* START Records for this exercise *

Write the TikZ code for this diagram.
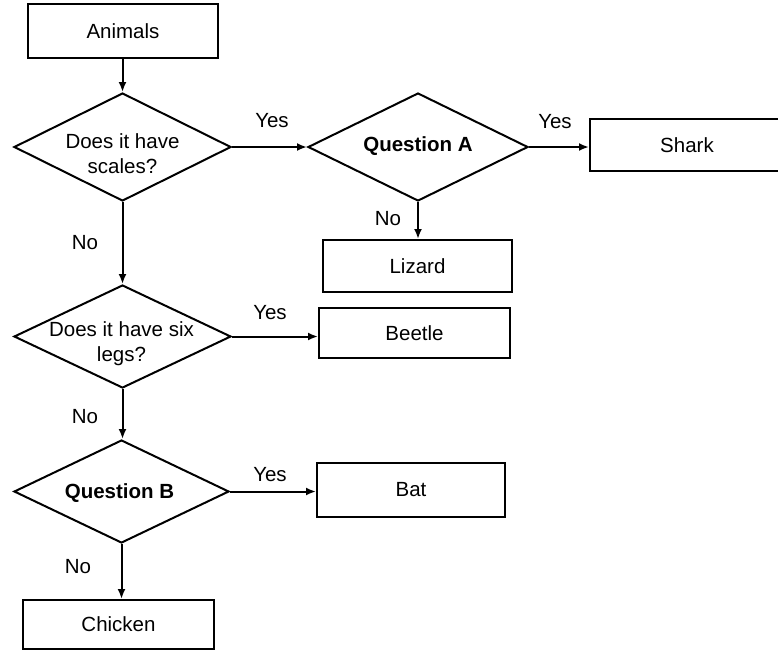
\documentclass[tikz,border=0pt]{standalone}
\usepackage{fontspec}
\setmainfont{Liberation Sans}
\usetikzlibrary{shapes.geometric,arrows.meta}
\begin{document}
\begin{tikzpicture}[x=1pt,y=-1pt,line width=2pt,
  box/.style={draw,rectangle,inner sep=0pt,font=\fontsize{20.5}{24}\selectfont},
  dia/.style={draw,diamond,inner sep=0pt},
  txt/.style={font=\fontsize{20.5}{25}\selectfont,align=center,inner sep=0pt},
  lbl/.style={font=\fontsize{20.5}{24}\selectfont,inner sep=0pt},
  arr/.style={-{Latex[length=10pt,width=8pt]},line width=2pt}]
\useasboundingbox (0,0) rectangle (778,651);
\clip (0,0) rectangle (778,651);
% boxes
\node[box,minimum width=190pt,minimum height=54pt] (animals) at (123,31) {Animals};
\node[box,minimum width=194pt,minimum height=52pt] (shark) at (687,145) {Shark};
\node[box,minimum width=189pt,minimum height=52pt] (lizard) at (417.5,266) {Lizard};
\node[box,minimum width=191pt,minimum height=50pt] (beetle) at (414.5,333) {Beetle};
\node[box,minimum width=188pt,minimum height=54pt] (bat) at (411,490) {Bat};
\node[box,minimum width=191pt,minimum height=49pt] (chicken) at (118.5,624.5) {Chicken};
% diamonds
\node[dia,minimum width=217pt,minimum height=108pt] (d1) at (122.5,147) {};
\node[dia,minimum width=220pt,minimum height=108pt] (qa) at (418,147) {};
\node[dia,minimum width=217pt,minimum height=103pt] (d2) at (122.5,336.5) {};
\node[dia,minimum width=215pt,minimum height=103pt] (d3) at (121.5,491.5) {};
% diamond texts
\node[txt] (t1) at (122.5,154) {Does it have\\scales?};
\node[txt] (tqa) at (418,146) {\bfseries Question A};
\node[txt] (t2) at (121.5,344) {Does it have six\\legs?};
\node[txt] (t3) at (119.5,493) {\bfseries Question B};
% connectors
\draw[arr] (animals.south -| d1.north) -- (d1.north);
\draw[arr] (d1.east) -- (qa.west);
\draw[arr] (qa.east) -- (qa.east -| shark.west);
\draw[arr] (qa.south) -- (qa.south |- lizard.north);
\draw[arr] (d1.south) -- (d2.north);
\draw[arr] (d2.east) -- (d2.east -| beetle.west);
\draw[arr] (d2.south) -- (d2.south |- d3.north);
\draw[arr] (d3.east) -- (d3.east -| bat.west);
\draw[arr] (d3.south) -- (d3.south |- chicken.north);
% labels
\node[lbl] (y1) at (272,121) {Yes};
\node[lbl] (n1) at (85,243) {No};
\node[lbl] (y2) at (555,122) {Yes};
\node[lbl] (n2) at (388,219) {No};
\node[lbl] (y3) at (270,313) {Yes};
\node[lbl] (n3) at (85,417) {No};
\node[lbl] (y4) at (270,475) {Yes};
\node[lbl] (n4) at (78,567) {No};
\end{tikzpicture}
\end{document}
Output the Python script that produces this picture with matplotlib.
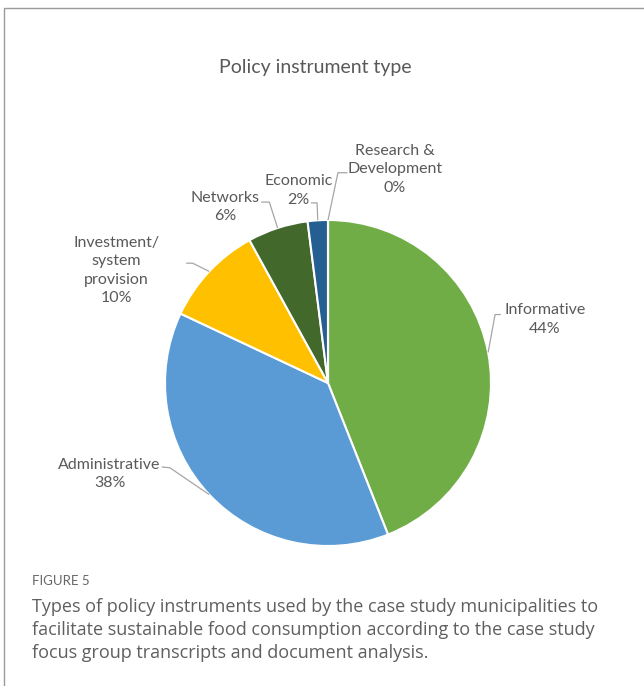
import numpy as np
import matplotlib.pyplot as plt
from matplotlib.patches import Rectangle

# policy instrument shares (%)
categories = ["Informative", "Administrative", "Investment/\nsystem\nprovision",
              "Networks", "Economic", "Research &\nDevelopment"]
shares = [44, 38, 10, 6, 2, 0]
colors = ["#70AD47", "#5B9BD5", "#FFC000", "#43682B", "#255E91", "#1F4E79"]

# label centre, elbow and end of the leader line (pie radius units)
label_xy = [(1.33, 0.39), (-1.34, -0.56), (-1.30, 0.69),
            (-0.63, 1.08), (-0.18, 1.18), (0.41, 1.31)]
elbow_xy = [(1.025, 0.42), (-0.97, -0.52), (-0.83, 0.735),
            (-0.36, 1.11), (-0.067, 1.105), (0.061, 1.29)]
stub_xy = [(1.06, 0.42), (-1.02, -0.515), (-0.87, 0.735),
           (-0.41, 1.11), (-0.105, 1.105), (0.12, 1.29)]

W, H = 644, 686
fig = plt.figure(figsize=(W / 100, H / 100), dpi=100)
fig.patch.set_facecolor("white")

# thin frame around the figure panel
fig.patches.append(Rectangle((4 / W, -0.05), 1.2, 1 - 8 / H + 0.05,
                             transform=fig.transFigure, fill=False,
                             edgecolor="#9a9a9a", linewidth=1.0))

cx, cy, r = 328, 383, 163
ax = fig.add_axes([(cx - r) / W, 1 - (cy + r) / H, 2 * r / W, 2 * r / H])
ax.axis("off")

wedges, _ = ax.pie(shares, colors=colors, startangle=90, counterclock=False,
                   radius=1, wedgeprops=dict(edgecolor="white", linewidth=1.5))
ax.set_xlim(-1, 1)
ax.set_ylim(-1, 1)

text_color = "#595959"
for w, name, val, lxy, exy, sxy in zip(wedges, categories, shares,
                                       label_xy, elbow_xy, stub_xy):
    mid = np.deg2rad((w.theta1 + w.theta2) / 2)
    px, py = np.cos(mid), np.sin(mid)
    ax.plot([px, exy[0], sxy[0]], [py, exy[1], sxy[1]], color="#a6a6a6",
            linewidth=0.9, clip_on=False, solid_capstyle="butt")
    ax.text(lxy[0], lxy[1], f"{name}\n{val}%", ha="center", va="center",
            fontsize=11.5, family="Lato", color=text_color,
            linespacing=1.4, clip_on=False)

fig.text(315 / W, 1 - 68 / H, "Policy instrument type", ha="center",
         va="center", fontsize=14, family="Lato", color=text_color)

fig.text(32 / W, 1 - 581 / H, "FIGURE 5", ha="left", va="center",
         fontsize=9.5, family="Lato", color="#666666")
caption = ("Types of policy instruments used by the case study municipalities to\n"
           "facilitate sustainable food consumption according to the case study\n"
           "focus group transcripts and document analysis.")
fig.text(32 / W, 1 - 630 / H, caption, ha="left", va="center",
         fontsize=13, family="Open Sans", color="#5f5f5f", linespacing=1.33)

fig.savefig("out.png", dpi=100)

* END Records for this exercise *

Exercise brief ▸ Give every line above again exactly, with no pictures.

Result below ▸
Write the TikZ code for this diagram.
\documentclass[tikz,border=0pt]{standalone}
\usepackage{fontspec}
\setmainfont{Liberation Sans}
\usetikzlibrary{shapes.geometric,arrows.meta}
\begin{document}
\begin{tikzpicture}[x=1pt,y=-1pt,line width=2pt,
  box/.style={draw,rectangle,inner sep=0pt,font=\fontsize{20.5}{24}\selectfont},
  dia/.style={draw,diamond,inner sep=0pt},
  txt/.style={font=\fontsize{20.5}{25}\selectfont,align=center,inner sep=0pt},
  lbl/.style={font=\fontsize{20.5}{24}\selectfont,inner sep=0pt},
  arr/.style={-{Latex[length=10pt,width=8pt]},line width=2pt}]
\useasboundingbox (0,0) rectangle (778,651);
\clip (0,0) rectangle (778,651);
% boxes
\node[box,minimum width=190pt,minimum height=54pt] (animals) at (123,31) {Animals};
\node[box,minimum width=194pt,minimum height=52pt] (shark) at (687,145) {Shark};
\node[box,minimum width=189pt,minimum height=52pt] (lizard) at (417.5,266) {Lizard};
\node[box,minimum width=191pt,minimum height=50pt] (beetle) at (414.5,333) {Beetle};
\node[box,minimum width=188pt,minimum height=54pt] (bat) at (411,490) {Bat};
\node[box,minimum width=191pt,minimum height=49pt] (chicken) at (118.5,624.5) {Chicken};
% diamonds
\node[dia,minimum width=217pt,minimum height=108pt] (d1) at (122.5,147) {};
\node[dia,minimum width=220pt,minimum height=108pt] (qa) at (418,147) {};
\node[dia,minimum width=217pt,minimum height=103pt] (d2) at (122.5,336.5) {};
\node[dia,minimum width=215pt,minimum height=103pt] (d3) at (121.5,491.5) {};
% diamond texts
\node[txt] (t1) at (122.5,154) {Does it have\\scales?};
\node[txt] (tqa) at (418,146) {\bfseries Question A};
\node[txt] (t2) at (121.5,344) {Does it have six\\legs?};
\node[txt] (t3) at (119.5,493) {\bfseries Question B};
% connectors
\draw[arr] (animals.south -| d1.north) -- (d1.north);
\draw[arr] (d1.east) -- (qa.west);
\draw[arr] (qa.east) -- (qa.east -| shark.west);
\draw[arr] (qa.south) -- (qa.south |- lizard.north);
\draw[arr] (d1.south) -- (d2.north);
\draw[arr] (d2.east) -- (d2.east -| beetle.west);
\draw[arr] (d2.south) -- (d2.south |- d3.north);
\draw[arr] (d3.east) -- (d3.east -| bat.west);
\draw[arr] (d3.south) -- (d3.south |- chicken.north);
% labels
\node[lbl] (y1) at (272,121) {Yes};
\node[lbl] (n1) at (85,243) {No};
\node[lbl] (y2) at (555,122) {Yes};
\node[lbl] (n2) at (388,219) {No};
\node[lbl] (y3) at (270,313) {Yes};
\node[lbl] (n3) at (85,417) {No};
\node[lbl] (y4) at (270,475) {Yes};
\node[lbl] (n4) at (78,567) {No};
\end{tikzpicture}
\end{document}
Output the Python script that produces this picture with matplotlib.
import numpy as np
import matplotlib.pyplot as plt
from matplotlib.patches import Rectangle

# policy instrument shares (%)
categories = ["Informative", "Administrative", "Investment/\nsystem\nprovision",
              "Networks", "Economic", "Research &\nDevelopment"]
shares = [44, 38, 10, 6, 2, 0]
colors = ["#70AD47", "#5B9BD5", "#FFC000", "#43682B", "#255E91", "#1F4E79"]

# label centre, elbow and end of the leader line (pie radius units)
label_xy = [(1.33, 0.39), (-1.34, -0.56), (-1.30, 0.69),
            (-0.63, 1.08), (-0.18, 1.18), (0.41, 1.31)]
elbow_xy = [(1.025, 0.42), (-0.97, -0.52), (-0.83, 0.735),
            (-0.36, 1.11), (-0.067, 1.105), (0.061, 1.29)]
stub_xy = [(1.06, 0.42), (-1.02, -0.515), (-0.87, 0.735),
           (-0.41, 1.11), (-0.105, 1.105), (0.12, 1.29)]

W, H = 644, 686
fig = plt.figure(figsize=(W / 100, H / 100), dpi=100)
fig.patch.set_facecolor("white")

# thin frame around the figure panel
fig.patches.append(Rectangle((4 / W, -0.05), 1.2, 1 - 8 / H + 0.05,
                             transform=fig.transFigure, fill=False,
                             edgecolor="#9a9a9a", linewidth=1.0))

cx, cy, r = 328, 383, 163
ax = fig.add_axes([(cx - r) / W, 1 - (cy + r) / H, 2 * r / W, 2 * r / H])
ax.axis("off")

wedges, _ = ax.pie(shares, colors=colors, startangle=90, counterclock=False,
                   radius=1, wedgeprops=dict(edgecolor="white", linewidth=1.5))
ax.set_xlim(-1, 1)
ax.set_ylim(-1, 1)

text_color = "#595959"
for w, name, val, lxy, exy, sxy in zip(wedges, categories, shares,
                                       label_xy, elbow_xy, stub_xy):
    mid = np.deg2rad((w.theta1 + w.theta2) / 2)
    px, py = np.cos(mid), np.sin(mid)
    ax.plot([px, exy[0], sxy[0]], [py, exy[1], sxy[1]], color="#a6a6a6",
            linewidth=0.9, clip_on=False, solid_capstyle="butt")
    ax.text(lxy[0], lxy[1], f"{name}\n{val}%", ha="center", va="center",
            fontsize=11.5, family="Lato", color=text_color,
            linespacing=1.4, clip_on=False)

fig.text(315 / W, 1 - 68 / H, "Policy instrument type", ha="center",
         va="center", fontsize=14, family="Lato", color=text_color)

fig.text(32 / W, 1 - 581 / H, "FIGURE 5", ha="left", va="center",
         fontsize=9.5, family="Lato", color="#666666")
caption = ("Types of policy instruments used by the case study municipalities to\n"
           "facilitate sustainable food consumption according to the case study\n"
           "focus group transcripts and document analysis.")
fig.text(32 / W, 1 - 630 / H, caption, ha="left", va="center",
         fontsize=13, family="Open Sans", color="#5f5f5f", linespacing=1.33)

fig.savefig("out.png", dpi=100)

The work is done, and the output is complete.